According to the materials, Judge Pickering used his position to exert extraordinary pressure on the prosecutors. Although he agrees that the prosecution was "probably right on the law" concerning the applicable minimum sentence1, Judge Pickering reportedly threatened that he would write a "nasty opinion" to the contrary if the prosecution would not agree to accede to a motion for a new trial on the §844 charge against Swan. Berry memorandum of November 29, 1994, p. 3.

The requirement that a judge be "faithful" to the law means that he must apply the law as he understands it, even if he does not like the result. Judges make mistakes, of course, and mere error seldom rises to the level of judicial misconduct. Here, however, Judge Pickering apparently agreed that the prosecution's interpretation was correct, but nonetheless threatened to grant a new trial as a means of obtaining the desired reduction in Swan's sentence. Such conduct is not "faithful to the law," since it blatantly ignores the court's own legal conclusions in favor of the judge's preferred outcome.

This conduct is exacerbated by three additional factors.

First, the time limit for seeking a new trial had long since expired when Judge Pickering raised the issue with the prosecutors. Rule 33, Federal Rules of Criminal Procedure. Such evident willingness to ignore the time limit does not "respect and comply with the law" and therefore does not "promote[ ] public confidence in the integrity and impartiality of the judiciary."

Second, it appears that the prospect of a new trial originated solely with Judge Pickering, and not with defense counsel. According to one of the prosecutors, the attorney for Mr. Swan had not even "made any noises about filing a motion for a new trial." Berry interview transcript, p. 19. It is also reported that Judge Pickering was cavalier about the basis for the proposed new trial, informing the prosecutors that they could select "[a]ny basis you choose." Berry memorandum of November 29, 1994, p. 3. Such conduct does not evince respect for the law.

Finally, it reported that Judge Pickering virtually assumed the role of an advocate on Mr.
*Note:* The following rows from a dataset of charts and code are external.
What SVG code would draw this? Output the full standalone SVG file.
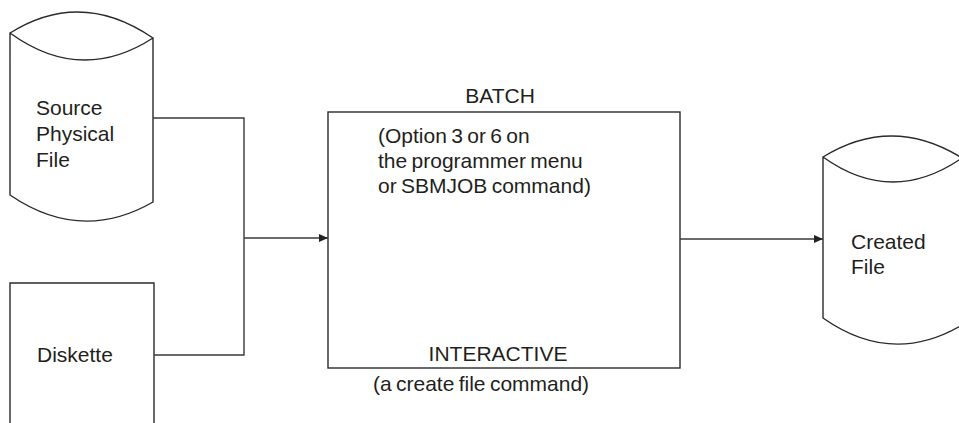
<svg xmlns="http://www.w3.org/2000/svg" width="959" height="423" viewBox="0 0 959 423">
<style>
.s{fill:none;stroke:#2a2a2a;stroke-width:1.4}
.c{fill:none;stroke:#3a3a3a;stroke-width:1.4}
.t{font-family:"Liberation Sans",Arial,sans-serif;font-size:21px;fill:#231f20}
.w{word-spacing:-1.5px}
</style>
<defs>
<marker id="ah" markerWidth="9" markerHeight="8" refX="9" refY="4" orient="auto" markerUnits="userSpaceOnUse">
<path d="M0,0 L9,4 L0,8 Z" fill="#222"/>
</marker>
</defs>
<rect width="959" height="423" fill="#fff"/>
<g id="source">
<path class="s" d="M10,33 Q81,-11.5 153,38 Q81,84.5 10,33 Z M10,33 L10,195 Q81,243.5 153,202 L153,38"/>
<text class="t" x="36" y="115">Source</text>
<text class="t" x="36" y="141">Physical</text>
<text class="t" x="36" y="167">File</text>
</g>
<g id="diskette">
<path class="s" d="M10,425 L10,283 L154,283 L154,425"/>
<text class="t" x="37" y="362">Diskette</text>
</g>
<g id="process">
<rect class="s" x="328" y="112" width="352" height="256"/>
<text class="t" x="500" y="103" text-anchor="middle">BATCH</text>
<text class="t w" x="378" y="143">(Option 3 or 6 on</text>
<text class="t w" x="378" y="168">the programmer menu</text>
<text class="t w" x="378" y="193">or SBMJOB command)</text>
<text class="t" x="498" y="361" text-anchor="middle">INTERACTIVE</text>
<text class="t w" x="373" y="391">(a create file command)</text>
</g>
<g id="created">
<path class="s" d="M823,157 Q892,114.5 962,158 Q892,206.5 823,157 Z M823,157 L823,318 Q892,366.5 962,325"/>
<text class="t" x="851" y="249">Created</text>
<text class="t" x="851" y="274">File</text>
</g>
<g id="connectors">
<path class="c" d="M153,118 L244,118 L244,355 L154,355"/>
<path class="c" d="M244,238 L328,238" marker-end="url(#ah)"/>
<path class="c" d="M680,239 L823,239" marker-end="url(#ah)"/>
</g>
</svg>
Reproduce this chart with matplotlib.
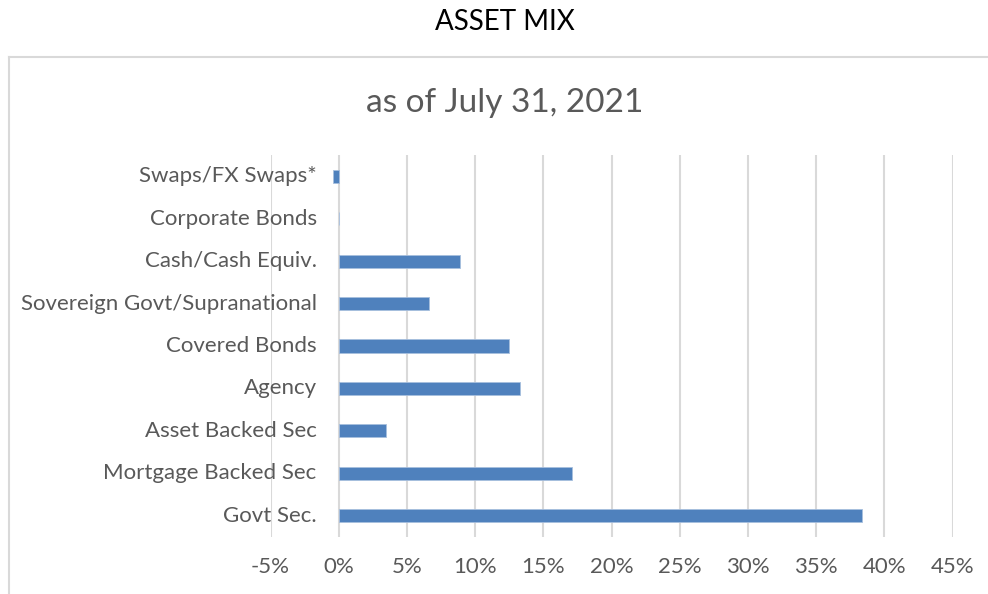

Swan's behalf by commenting to other assistant United States Attorneys about the case, by "imploring" the United States Attorney's Office in Jackson to change its position, and by exerting a "tremendous amount of pressure" on the Government to do the same. Berry interview transcript, p. 39. Such conduct by the court can be said to undermine public confidence in the impartiality of the judiciary.

I have based my opinions on the information contained in your letters, with the enclosures of February 20 and 22, 2002. My conclusions concerning Judge Pickering's conduct are additionally based upon my years of study in the field of Judicial Ethics. I am the coauthor of Judicial Conduct and Ethics, and I have written over 20 other articles and monographs on judicial ethics (as well as eight other books and over 40 articles on legal ethics and law practice). I have been retained by or consulted with judicial conduct organizations in Illinois, Wisconsin, Florida, Minnesota, Washington, Pennsylvania, and Nevada. I have lectured or taught on the subject of Judicial Ethics for organizations including the American Judicature Society, the Conference of Chief Justices, the Seventh Circuit Judicial Conference, the National Center for State Courts, the American Bar Association Appellate Judges Seminar, and judicial conferences in Illinois, Florida, Georgia, Wisconsin, and Indiana.

Please let me know if you have any further questions.

Very truly yours,

Steven Lubet


1 Later, Judge Pickering evidently agreed with the prosecution position that §844(h)(1) was applicable to Swan, stating "[t]his Court agrees with the Seventh Circuit that the language of the statute is unambiguous." Order of January 4, 1995, p. 5.